- EXERCISE DIRECTIONS: Gather, from the data below, each line in which the word "matplotlib" occurs.

- DATA SUPPLIED:
== == ==

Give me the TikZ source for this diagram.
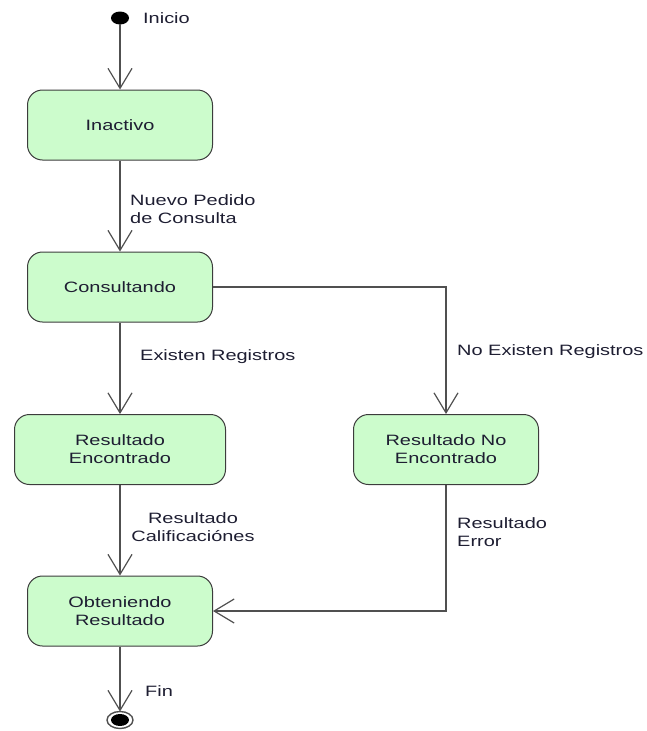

== == ==

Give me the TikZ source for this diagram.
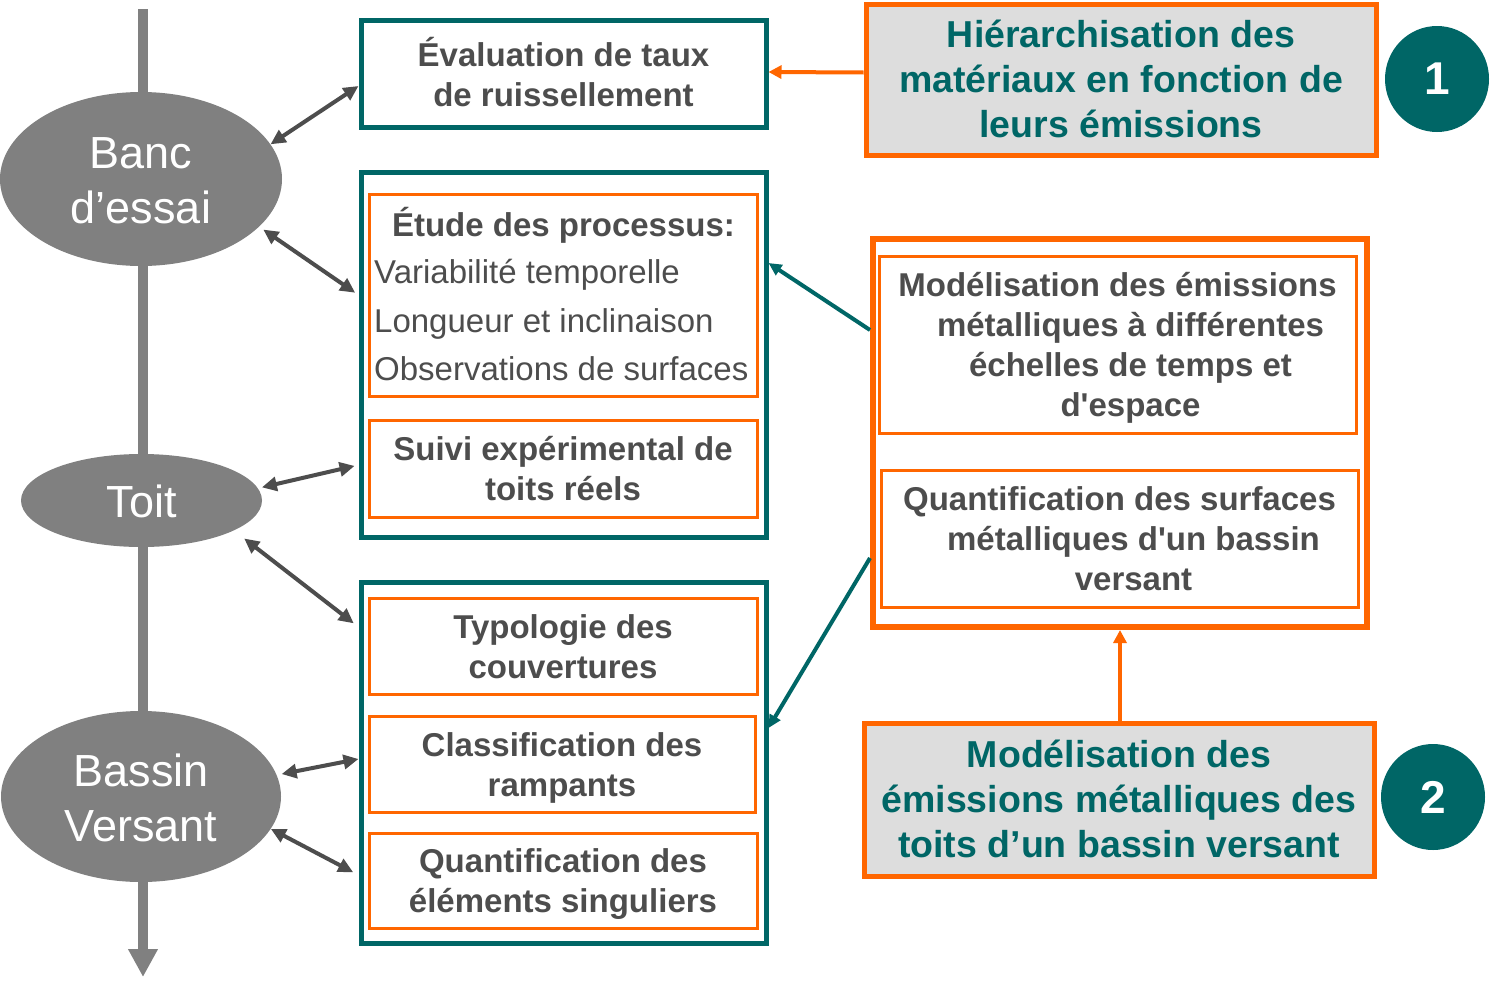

== == ==

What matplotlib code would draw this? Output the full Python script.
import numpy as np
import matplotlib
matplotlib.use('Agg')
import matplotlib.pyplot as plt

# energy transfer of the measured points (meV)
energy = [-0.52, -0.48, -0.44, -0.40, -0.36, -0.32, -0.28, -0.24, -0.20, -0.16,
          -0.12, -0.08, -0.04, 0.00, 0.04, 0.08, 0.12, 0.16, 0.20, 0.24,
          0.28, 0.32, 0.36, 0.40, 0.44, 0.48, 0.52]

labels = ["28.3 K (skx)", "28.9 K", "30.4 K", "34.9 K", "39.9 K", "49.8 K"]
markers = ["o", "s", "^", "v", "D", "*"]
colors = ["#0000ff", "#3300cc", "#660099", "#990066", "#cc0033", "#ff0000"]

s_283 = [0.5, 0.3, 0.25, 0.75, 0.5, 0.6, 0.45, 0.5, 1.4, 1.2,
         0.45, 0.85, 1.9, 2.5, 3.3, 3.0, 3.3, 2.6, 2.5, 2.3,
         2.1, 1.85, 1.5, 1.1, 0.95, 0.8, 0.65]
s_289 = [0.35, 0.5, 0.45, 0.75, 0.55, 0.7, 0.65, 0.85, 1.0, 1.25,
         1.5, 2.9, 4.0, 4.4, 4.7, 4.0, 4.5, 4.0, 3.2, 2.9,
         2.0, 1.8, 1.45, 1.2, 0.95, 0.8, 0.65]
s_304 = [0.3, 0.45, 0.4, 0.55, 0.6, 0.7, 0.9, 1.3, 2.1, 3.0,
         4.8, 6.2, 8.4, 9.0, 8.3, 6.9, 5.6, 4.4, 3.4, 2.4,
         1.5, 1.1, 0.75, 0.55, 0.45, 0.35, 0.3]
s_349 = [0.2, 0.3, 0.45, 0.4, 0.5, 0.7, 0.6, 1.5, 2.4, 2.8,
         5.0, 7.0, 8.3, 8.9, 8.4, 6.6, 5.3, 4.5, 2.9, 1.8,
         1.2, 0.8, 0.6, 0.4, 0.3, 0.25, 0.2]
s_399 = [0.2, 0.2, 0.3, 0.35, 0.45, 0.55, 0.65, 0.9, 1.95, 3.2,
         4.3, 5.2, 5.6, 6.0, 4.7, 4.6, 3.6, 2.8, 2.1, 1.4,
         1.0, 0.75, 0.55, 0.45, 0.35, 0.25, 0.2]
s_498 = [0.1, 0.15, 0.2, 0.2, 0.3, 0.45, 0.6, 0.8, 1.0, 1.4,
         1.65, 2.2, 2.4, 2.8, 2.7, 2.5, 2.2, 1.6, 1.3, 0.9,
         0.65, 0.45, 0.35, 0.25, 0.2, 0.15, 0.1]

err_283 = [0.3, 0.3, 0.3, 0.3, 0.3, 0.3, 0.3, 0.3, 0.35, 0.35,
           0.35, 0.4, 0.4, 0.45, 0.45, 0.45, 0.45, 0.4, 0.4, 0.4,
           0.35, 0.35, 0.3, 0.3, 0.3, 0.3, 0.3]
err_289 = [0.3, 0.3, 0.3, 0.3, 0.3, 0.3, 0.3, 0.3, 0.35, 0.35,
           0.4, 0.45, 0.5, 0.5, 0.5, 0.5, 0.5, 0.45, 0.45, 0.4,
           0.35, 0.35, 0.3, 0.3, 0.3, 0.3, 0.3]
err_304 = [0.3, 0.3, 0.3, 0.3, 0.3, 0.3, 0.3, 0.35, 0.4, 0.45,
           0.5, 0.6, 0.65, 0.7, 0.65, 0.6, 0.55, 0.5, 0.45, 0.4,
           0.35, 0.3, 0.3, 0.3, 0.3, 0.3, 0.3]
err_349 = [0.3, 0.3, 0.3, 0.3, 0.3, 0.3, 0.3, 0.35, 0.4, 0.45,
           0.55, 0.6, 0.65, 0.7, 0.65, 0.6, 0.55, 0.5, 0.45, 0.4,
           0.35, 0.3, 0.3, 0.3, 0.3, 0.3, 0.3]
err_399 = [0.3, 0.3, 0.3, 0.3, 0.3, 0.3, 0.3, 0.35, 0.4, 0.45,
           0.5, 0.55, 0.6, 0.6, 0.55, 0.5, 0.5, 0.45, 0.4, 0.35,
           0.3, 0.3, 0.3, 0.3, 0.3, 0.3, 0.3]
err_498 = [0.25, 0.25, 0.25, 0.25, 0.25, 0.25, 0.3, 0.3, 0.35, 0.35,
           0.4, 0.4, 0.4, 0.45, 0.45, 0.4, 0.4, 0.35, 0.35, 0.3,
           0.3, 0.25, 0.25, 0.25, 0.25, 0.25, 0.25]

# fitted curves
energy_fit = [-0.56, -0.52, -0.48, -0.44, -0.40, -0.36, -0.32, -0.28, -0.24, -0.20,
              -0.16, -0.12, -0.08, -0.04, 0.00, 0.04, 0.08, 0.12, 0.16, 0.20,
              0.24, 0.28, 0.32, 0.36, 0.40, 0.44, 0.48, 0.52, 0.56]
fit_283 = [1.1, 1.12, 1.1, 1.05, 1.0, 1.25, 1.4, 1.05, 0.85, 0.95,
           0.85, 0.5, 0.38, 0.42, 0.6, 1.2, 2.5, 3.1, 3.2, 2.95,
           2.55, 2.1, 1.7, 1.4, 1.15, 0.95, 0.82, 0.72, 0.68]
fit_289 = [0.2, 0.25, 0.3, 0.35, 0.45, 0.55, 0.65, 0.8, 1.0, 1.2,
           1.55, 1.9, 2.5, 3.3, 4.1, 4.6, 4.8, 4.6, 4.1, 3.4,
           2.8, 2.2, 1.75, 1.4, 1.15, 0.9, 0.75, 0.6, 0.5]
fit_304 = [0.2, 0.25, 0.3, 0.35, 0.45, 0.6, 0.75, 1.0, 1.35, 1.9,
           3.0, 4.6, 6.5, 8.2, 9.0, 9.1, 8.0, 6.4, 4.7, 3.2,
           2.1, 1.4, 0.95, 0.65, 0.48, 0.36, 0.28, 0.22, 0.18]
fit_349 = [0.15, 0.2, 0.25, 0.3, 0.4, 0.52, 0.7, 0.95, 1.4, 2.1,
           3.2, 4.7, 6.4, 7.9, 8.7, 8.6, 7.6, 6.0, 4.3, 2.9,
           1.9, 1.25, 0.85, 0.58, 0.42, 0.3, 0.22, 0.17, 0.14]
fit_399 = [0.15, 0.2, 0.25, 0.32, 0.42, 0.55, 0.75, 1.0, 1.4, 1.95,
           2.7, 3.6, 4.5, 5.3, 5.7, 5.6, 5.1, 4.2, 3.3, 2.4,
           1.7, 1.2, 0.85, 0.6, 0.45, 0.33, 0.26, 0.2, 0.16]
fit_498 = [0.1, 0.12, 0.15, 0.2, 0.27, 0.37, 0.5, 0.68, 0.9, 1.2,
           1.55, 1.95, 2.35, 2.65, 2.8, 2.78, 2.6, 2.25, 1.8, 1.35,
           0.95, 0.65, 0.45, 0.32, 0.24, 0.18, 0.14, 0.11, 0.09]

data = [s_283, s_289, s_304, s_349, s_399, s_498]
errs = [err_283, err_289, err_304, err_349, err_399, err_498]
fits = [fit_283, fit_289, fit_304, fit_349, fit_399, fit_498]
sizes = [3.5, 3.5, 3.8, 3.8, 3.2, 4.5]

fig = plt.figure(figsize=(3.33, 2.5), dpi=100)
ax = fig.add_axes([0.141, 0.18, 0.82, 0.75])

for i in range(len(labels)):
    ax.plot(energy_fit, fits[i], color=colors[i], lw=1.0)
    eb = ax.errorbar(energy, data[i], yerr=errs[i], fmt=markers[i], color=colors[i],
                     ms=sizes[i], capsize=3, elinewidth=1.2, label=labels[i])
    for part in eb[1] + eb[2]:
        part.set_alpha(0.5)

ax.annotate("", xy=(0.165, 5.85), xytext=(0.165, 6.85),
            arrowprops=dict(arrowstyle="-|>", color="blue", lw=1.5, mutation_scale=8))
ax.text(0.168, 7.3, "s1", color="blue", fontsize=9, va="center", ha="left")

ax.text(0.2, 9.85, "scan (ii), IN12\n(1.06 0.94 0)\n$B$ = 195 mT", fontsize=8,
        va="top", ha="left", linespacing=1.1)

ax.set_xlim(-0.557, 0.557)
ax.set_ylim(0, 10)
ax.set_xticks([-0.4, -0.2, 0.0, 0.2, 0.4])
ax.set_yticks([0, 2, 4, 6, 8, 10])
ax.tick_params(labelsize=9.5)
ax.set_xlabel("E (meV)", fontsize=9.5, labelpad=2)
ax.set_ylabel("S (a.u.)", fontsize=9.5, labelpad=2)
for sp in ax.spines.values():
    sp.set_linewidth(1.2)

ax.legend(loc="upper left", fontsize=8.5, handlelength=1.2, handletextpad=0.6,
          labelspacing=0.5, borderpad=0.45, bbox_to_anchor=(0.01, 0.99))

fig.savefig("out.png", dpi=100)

== == ==

- EXERCISE RESPONSE:
What matplotlib code would draw this? Output the full Python script.
import matplotlib
matplotlib.use('Agg')
import matplotlib.pyplot as plt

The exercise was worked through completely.